» INFORMATION SHOWN

_ _ _ _ _

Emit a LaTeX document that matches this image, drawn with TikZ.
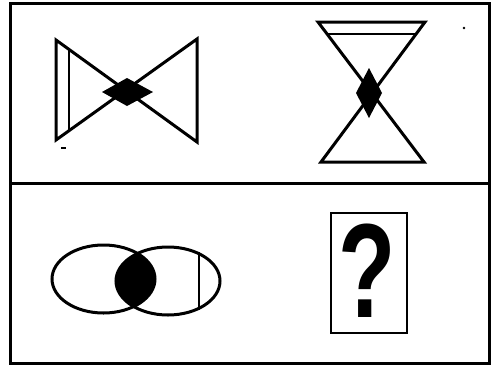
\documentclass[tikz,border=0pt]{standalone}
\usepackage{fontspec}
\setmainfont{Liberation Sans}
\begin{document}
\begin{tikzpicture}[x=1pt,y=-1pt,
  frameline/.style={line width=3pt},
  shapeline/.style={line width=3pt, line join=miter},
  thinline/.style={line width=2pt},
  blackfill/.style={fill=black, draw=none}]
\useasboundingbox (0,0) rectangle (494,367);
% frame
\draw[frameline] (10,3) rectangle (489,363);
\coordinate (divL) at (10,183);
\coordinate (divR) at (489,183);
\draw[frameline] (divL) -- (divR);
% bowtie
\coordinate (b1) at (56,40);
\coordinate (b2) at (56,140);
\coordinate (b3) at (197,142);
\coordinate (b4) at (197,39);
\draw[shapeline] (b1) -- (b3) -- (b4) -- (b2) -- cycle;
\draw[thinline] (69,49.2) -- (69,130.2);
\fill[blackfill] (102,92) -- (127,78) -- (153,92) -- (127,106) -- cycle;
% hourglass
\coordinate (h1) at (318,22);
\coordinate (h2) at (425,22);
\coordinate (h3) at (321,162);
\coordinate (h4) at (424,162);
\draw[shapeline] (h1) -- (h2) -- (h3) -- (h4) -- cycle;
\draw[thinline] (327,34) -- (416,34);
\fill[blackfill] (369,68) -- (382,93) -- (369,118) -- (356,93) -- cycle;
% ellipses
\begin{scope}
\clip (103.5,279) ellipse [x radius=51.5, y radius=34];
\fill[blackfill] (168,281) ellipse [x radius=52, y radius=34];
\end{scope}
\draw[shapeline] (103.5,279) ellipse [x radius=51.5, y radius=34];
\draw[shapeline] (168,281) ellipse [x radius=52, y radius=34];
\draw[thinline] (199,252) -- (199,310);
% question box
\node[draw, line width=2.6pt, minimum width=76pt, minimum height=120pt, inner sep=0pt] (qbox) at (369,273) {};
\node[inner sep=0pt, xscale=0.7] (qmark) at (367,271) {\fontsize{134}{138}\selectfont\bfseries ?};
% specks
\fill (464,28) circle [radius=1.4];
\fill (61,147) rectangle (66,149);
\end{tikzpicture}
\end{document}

_ _ _ _ _

» TASK TO COMPLETE
Print the whole listing above once more, word for word, without its pictures.

» EXERCISE RESULT
Emit a LaTeX document that matches this image, drawn with TikZ.
\documentclass[tikz,border=0pt]{standalone}
\usepackage{fontspec}
\setmainfont{Liberation Sans}
\begin{document}
\begin{tikzpicture}[x=1pt,y=-1pt,
  frameline/.style={line width=3pt},
  shapeline/.style={line width=3pt, line join=miter},
  thinline/.style={line width=2pt},
  blackfill/.style={fill=black, draw=none}]
\useasboundingbox (0,0) rectangle (494,367);
% frame
\draw[frameline] (10,3) rectangle (489,363);
\coordinate (divL) at (10,183);
\coordinate (divR) at (489,183);
\draw[frameline] (divL) -- (divR);
% bowtie
\coordinate (b1) at (56,40);
\coordinate (b2) at (56,140);
\coordinate (b3) at (197,142);
\coordinate (b4) at (197,39);
\draw[shapeline] (b1) -- (b3) -- (b4) -- (b2) -- cycle;
\draw[thinline] (69,49.2) -- (69,130.2);
\fill[blackfill] (102,92) -- (127,78) -- (153,92) -- (127,106) -- cycle;
% hourglass
\coordinate (h1) at (318,22);
\coordinate (h2) at (425,22);
\coordinate (h3) at (321,162);
\coordinate (h4) at (424,162);
\draw[shapeline] (h1) -- (h2) -- (h3) -- (h4) -- cycle;
\draw[thinline] (327,34) -- (416,34);
\fill[blackfill] (369,68) -- (382,93) -- (369,118) -- (356,93) -- cycle;
% ellipses
\begin{scope}
\clip (103.5,279) ellipse [x radius=51.5, y radius=34];
\fill[blackfill] (168,281) ellipse [x radius=52, y radius=34];
\end{scope}
\draw[shapeline] (103.5,279) ellipse [x radius=51.5, y radius=34];
\draw[shapeline] (168,281) ellipse [x radius=52, y radius=34];
\draw[thinline] (199,252) -- (199,310);
% question box
\node[draw, line width=2.6pt, minimum width=76pt, minimum height=120pt, inner sep=0pt] (qbox) at (369,273) {};
\node[inner sep=0pt, xscale=0.7] (qmark) at (367,271) {\fontsize{134}{138}\selectfont\bfseries ?};
% specks
\fill (464,28) circle [radius=1.4];
\fill (61,147) rectangle (66,149);
\end{tikzpicture}
\end{document}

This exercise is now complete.